Rows from a dataset of charts and code:
------------
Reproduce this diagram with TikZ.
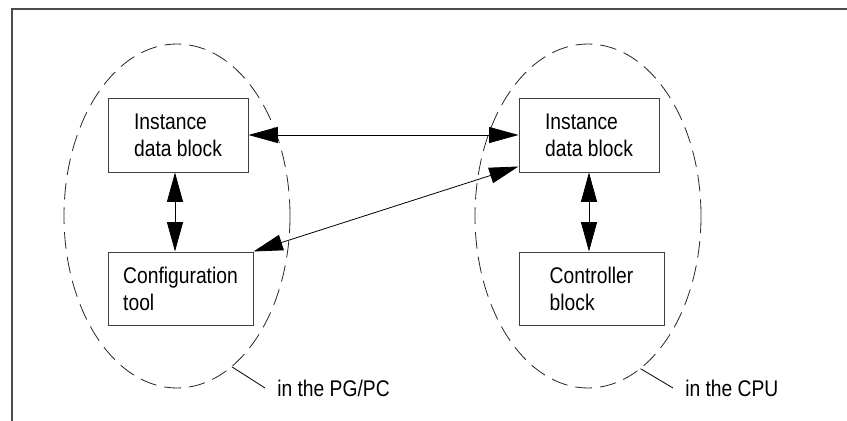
\documentclass[tikz,border=0pt]{standalone}
\usepackage{fontspec}
\setmainfont{Liberation Sans}[FakeStretch=0.85]
\usetikzlibrary{shapes.geometric,arrows.meta}
\begin{document}
\begin{tikzpicture}[x=0.75pt,y=-0.75pt,
  txt/.style={font={\fontsize{17}{20.25}\selectfont}},
  blk/.style={draw=black!75,line width=0.75pt,rectangle,inner sep=0pt,align=left,txt},
  zone/.style={draw=black!85,ellipse,dash pattern=on 12.5pt off 6pt,line width=0.6pt,inner sep=0pt,
    minimum width=169.5pt,minimum height=258pt},
  dbl/.style={line width=0.6pt,{Triangle[length=22pt,width=12pt]}-{Triangle[length=22pt,width=12pt]}},
  lead/.style={line width=0.6pt},
  lab/.style={txt,anchor=west,inner xsep=9pt,inner ysep=0pt}]
\useasboundingbox (0,0) rectangle (847,421);
% frame
\draw[line width=1.5pt,draw=black!70] (847,9) -- (12,9) -- (12,421);
% zones
\node[zone] (pg) at (177,216) {};
\node[zone] (cpu) at (588,216) {};
% blocks
\node[blk,minimum width=105pt,minimum height=55.5pt] (lidb) at (178,135) {Instance\\data block};
\node[blk,minimum width=108.75pt,minimum height=54.75pt] (cfg) at (180.5,288.5) {Configuration\\tool};
\node[blk,minimum width=105pt,minimum height=55.5pt] (ridb) at (589,135) {Instance\\data block};
\node[blk,minimum width=108.75pt,minimum height=54.75pt] (ctrl) at (591.5,288.5) {Controller\\block};
% arrows
\coordinate (lx) at (175,0);
\coordinate (rx) at (589,0);
\draw[dbl] (lidb.east) -- (ridb.west);
\draw[dbl] (cfg.north east) -- ([yshift=4.5pt]ridb.south west);
\draw[dbl] (lx |- lidb.south) -- (lx |- cfg.north);
\draw[dbl] (rx |- ridb.south) -- (rx |- ctrl.north);
% labels
\node[lab] (pglab) at (265,388) {in the PG/PC};
\node[lab] (cpulab) at (673,388) {in the CPU};
\draw[lead] (pg.-70.6) -- (pglab.west);
\draw[lead] (cpu.-71.9) -- (cpulab.west);
\end{tikzpicture}
\end{document}
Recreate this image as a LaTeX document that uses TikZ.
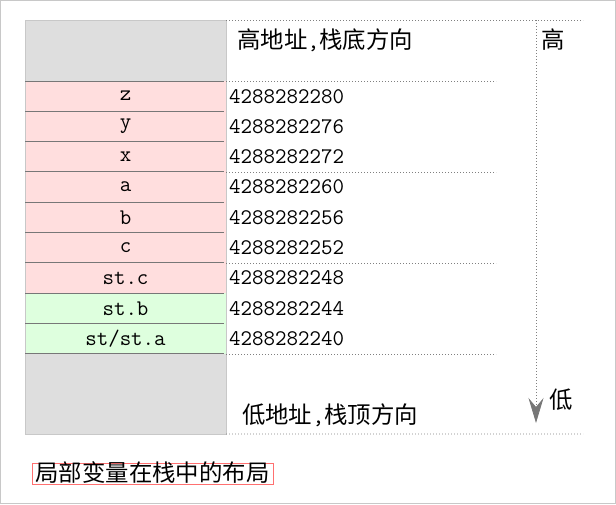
\documentclass[tikz,border=0pt]{standalone}
\usepackage{fontspec}
\newfontfamily\cjk{Noto Sans CJK SC}
\usetikzlibrary{positioning,arrows.meta}

\definecolor{rowred}{HTML}{FFDEDE}
\definecolor{rowgreen}{HTML}{DEFFDE}
\definecolor{rowgray}{HTML}{DEDEDE}
\definecolor{linegray}{HTML}{777777}
\definecolor{edgegray}{HTML}{C8C8C8}
\definecolor{boxred}{HTML}{FF7070}

\tikzstyle{cell} = [rectangle, minimum width=201pt, minimum height=30.33pt, inner sep=0pt, outer sep=0pt, text centered, font=\fontsize{22.3}{24}\ttfamily]
\tikzstyle{local} = [cell, fill=rowred]
\tikzstyle{member} = [cell, fill=rowgreen]
\tikzstyle{spare} = [cell, fill=rowgray]
\tikzstyle{value} = [inner sep=0pt, font=\fontsize{22.3}{24}\ttfamily]
\tikzstyle{rowline} = [linegray, line width=1pt]
\tikzstyle{guide} = [gray, line width=0.8pt, dash pattern=on 0.8pt off 2.2pt]
\tikzstyle{arrow} = [guide, -{Stealth[length=25pt, width=15pt, inset=9pt, linegray]}]
\tikzstyle{note} = [inner sep=0pt, font=\fontsize{23.4}{26}\cjk]

\begin{document}
\begin{tikzpicture}[x=1pt,y=-1pt]

	\def \gap {3pt}
	\def \guidelen {270}

	\useasboundingbox (0,0) rectangle (616,504);
	\draw [edgegray] (0.5,0.5) rectangle (615.5,503.5);

	\node (top) [spare, minimum height=61pt, anchor=north west] at (25,20) {};
	\node (z) [local, below=0pt of top] {z};
	\node (y) [local, below=0pt of z] {y};
	\node (x) [local, below=0pt of y] {x};
	\node (a) [local, below=0pt of x] {a};
	\node (b) [local, below=0pt of a] {b};
	\node (c) [local, below=0pt of b] {c};
	\node (stc) [local, below=0pt of c] {st.c};
	\node (stb) [member, below=0pt of stc] {st.b};
	\node (sta) [member, below=0pt of stb] {st/st.a};
	\node (bottom) [spare, minimum height=80pt, below=0pt of sta] {};
	\draw [edgegray] (top.north west) rectangle (bottom.south east);

	\node (vz) [value, right=\gap of z] {4288282280};
	\node (vy) [value, right=\gap of y] {4288282276};
	\node (vx) [value, right=\gap of x] {4288282272};
	\node (va) [value, right=\gap of a] {4288282260};
	\node (vb) [value, right=\gap of b] {4288282256};
	\node (vc) [value, right=\gap of c] {4288282252};
	\node (vstc) [value, right=\gap of stc] {4288282248};
	\node (vstb) [value, right=\gap of stb] {4288282244};
	\node (vsta) [value, right=\gap of sta] {4288282240};

	\node (hightext) [note, anchor=west] at (237,40) {高地址{\ttfamily,}栈底方向};
	\node (lowtext) [note] at (330,415) {低地址{\ttfamily,}栈顶方向};
	\node (hi) [note] at (553,40) {高};
	\node (lo) [note] at (561,400) {低};
	\node (caption) [note, draw=boxred, text height=18pt, text depth=3pt, minimum width=241pt] at (152.5,473.5) {局部变量在栈中的布局};

	\coordinate (topend) at (583,20);
	\coordinate (botend) at (583,434);
	\coordinate (high) at (536,20);
	\coordinate (low) at (536,423);

	%rows
	\foreach \r in {z,y,x,a,b,c,stc,stb,sta}
		\draw [rowline] (\r.north west) -- ([xshift=-2pt]\r.north east);
	\draw [rowline] (sta.south west) -- ([xshift=-2pt]sta.south east);

	%guides
	\draw [guide] (top.north east) -- (topend);
	\draw [guide] (bottom.south east) -- (botend);
	\foreach \r in {z,a,stc}
		\draw [guide] (\r.north east) -- ++(\guidelen,0);
	\draw [guide] (sta.south east) -- ++(\guidelen,0);
	\draw [arrow] (high) -- (low);

\end{tikzpicture}
\end{document}
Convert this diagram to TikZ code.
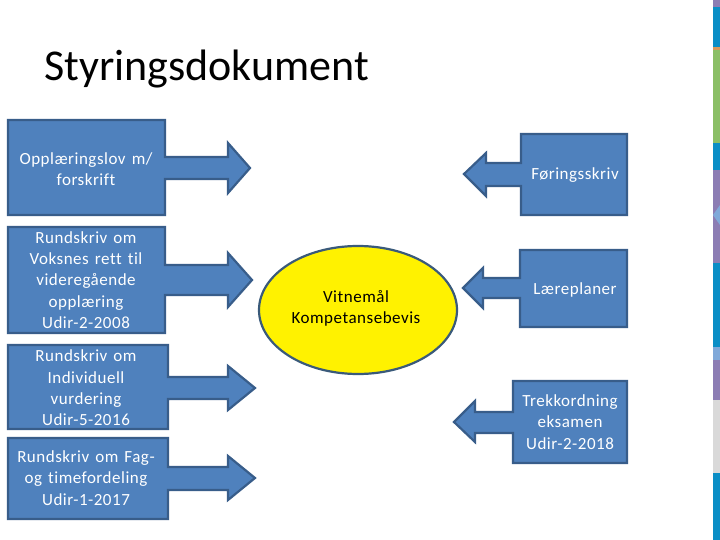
------------
Request:
Make an exact copy of the whole listing, but don't bring over any pictures.

Written answer:
Reproduce this diagram with TikZ.
\documentclass[tikz,border=0pt]{standalone}
\usepackage{fontspec}
\setmainfont{Liberation Sans}[FakeStretch=0.85]
\usetikzlibrary{shapes.geometric,arrows.meta}
\begin{document}
\begin{tikzpicture}[x=0.75pt,y=-0.75pt,
  txt/.style={font={\fontsize{17}{20.25}\selectfont}},
  blk/.style={draw=black!75,line width=0.75pt,rectangle,inner sep=0pt,align=left,txt},
  zone/.style={draw=black!85,ellipse,dash pattern=on 12.5pt off 6pt,line width=0.6pt,inner sep=0pt,
    minimum width=169.5pt,minimum height=258pt},
  dbl/.style={line width=0.6pt,{Triangle[length=22pt,width=12pt]}-{Triangle[length=22pt,width=12pt]}},
  lead/.style={line width=0.6pt},
  lab/.style={txt,anchor=west,inner xsep=9pt,inner ysep=0pt}]
\useasboundingbox (0,0) rectangle (847,421);
% frame
\draw[line width=1.5pt,draw=black!70] (847,9) -- (12,9) -- (12,421);
% zones
\node[zone] (pg) at (177,216) {};
\node[zone] (cpu) at (588,216) {};
% blocks
\node[blk,minimum width=105pt,minimum height=55.5pt] (lidb) at (178,135) {Instance\\data block};
\node[blk,minimum width=108.75pt,minimum height=54.75pt] (cfg) at (180.5,288.5) {Configuration\\tool};
\node[blk,minimum width=105pt,minimum height=55.5pt] (ridb) at (589,135) {Instance\\data block};
\node[blk,minimum width=108.75pt,minimum height=54.75pt] (ctrl) at (591.5,288.5) {Controller\\block};
% arrows
\coordinate (lx) at (175,0);
\coordinate (rx) at (589,0);
\draw[dbl] (lidb.east) -- (ridb.west);
\draw[dbl] (cfg.north east) -- ([yshift=4.5pt]ridb.south west);
\draw[dbl] (lx |- lidb.south) -- (lx |- cfg.north);
\draw[dbl] (rx |- ridb.south) -- (rx |- ctrl.north);
% labels
\node[lab] (pglab) at (265,388) {in the PG/PC};
\node[lab] (cpulab) at (673,388) {in the CPU};
\draw[lead] (pg.-70.6) -- (pglab.west);
\draw[lead] (cpu.-71.9) -- (cpulab.west);
\end{tikzpicture}
\end{document}
Recreate this image as a LaTeX document that uses TikZ.
\documentclass[tikz,border=0pt]{standalone}
\usepackage{fontspec}
\newfontfamily\cjk{Noto Sans CJK SC}
\usetikzlibrary{positioning,arrows.meta}

\definecolor{rowred}{HTML}{FFDEDE}
\definecolor{rowgreen}{HTML}{DEFFDE}
\definecolor{rowgray}{HTML}{DEDEDE}
\definecolor{linegray}{HTML}{777777}
\definecolor{edgegray}{HTML}{C8C8C8}
\definecolor{boxred}{HTML}{FF7070}

\tikzstyle{cell} = [rectangle, minimum width=201pt, minimum height=30.33pt, inner sep=0pt, outer sep=0pt, text centered, font=\fontsize{22.3}{24}\ttfamily]
\tikzstyle{local} = [cell, fill=rowred]
\tikzstyle{member} = [cell, fill=rowgreen]
\tikzstyle{spare} = [cell, fill=rowgray]
\tikzstyle{value} = [inner sep=0pt, font=\fontsize{22.3}{24}\ttfamily]
\tikzstyle{rowline} = [linegray, line width=1pt]
\tikzstyle{guide} = [gray, line width=0.8pt, dash pattern=on 0.8pt off 2.2pt]
\tikzstyle{arrow} = [guide, -{Stealth[length=25pt, width=15pt, inset=9pt, linegray]}]
\tikzstyle{note} = [inner sep=0pt, font=\fontsize{23.4}{26}\cjk]

\begin{document}
\begin{tikzpicture}[x=1pt,y=-1pt]

	\def \gap {3pt}
	\def \guidelen {270}

	\useasboundingbox (0,0) rectangle (616,504);
	\draw [edgegray] (0.5,0.5) rectangle (615.5,503.5);

	\node (top) [spare, minimum height=61pt, anchor=north west] at (25,20) {};
	\node (z) [local, below=0pt of top] {z};
	\node (y) [local, below=0pt of z] {y};
	\node (x) [local, below=0pt of y] {x};
	\node (a) [local, below=0pt of x] {a};
	\node (b) [local, below=0pt of a] {b};
	\node (c) [local, below=0pt of b] {c};
	\node (stc) [local, below=0pt of c] {st.c};
	\node (stb) [member, below=0pt of stc] {st.b};
	\node (sta) [member, below=0pt of stb] {st/st.a};
	\node (bottom) [spare, minimum height=80pt, below=0pt of sta] {};
	\draw [edgegray] (top.north west) rectangle (bottom.south east);

	\node (vz) [value, right=\gap of z] {4288282280};
	\node (vy) [value, right=\gap of y] {4288282276};
	\node (vx) [value, right=\gap of x] {4288282272};
	\node (va) [value, right=\gap of a] {4288282260};
	\node (vb) [value, right=\gap of b] {4288282256};
	\node (vc) [value, right=\gap of c] {4288282252};
	\node (vstc) [value, right=\gap of stc] {4288282248};
	\node (vstb) [value, right=\gap of stb] {4288282244};
	\node (vsta) [value, right=\gap of sta] {4288282240};

	\node (hightext) [note, anchor=west] at (237,40) {高地址{\ttfamily,}栈底方向};
	\node (lowtext) [note] at (330,415) {低地址{\ttfamily,}栈顶方向};
	\node (hi) [note] at (553,40) {高};
	\node (lo) [note] at (561,400) {低};
	\node (caption) [note, draw=boxred, text height=18pt, text depth=3pt, minimum width=241pt] at (152.5,473.5) {局部变量在栈中的布局};

	\coordinate (topend) at (583,20);
	\coordinate (botend) at (583,434);
	\coordinate (high) at (536,20);
	\coordinate (low) at (536,423);

	%rows
	\foreach \r in {z,y,x,a,b,c,stc,stb,sta}
		\draw [rowline] (\r.north west) -- ([xshift=-2pt]\r.north east);
	\draw [rowline] (sta.south west) -- ([xshift=-2pt]sta.south east);

	%guides
	\draw [guide] (top.north east) -- (topend);
	\draw [guide] (bottom.south east) -- (botend);
	\foreach \r in {z,a,stc}
		\draw [guide] (\r.north east) -- ++(\guidelen,0);
	\draw [guide] (sta.south east) -- ++(\guidelen,0);
	\draw [arrow] (high) -- (low);

\end{tikzpicture}
\end{document}
Convert this diagram to TikZ code.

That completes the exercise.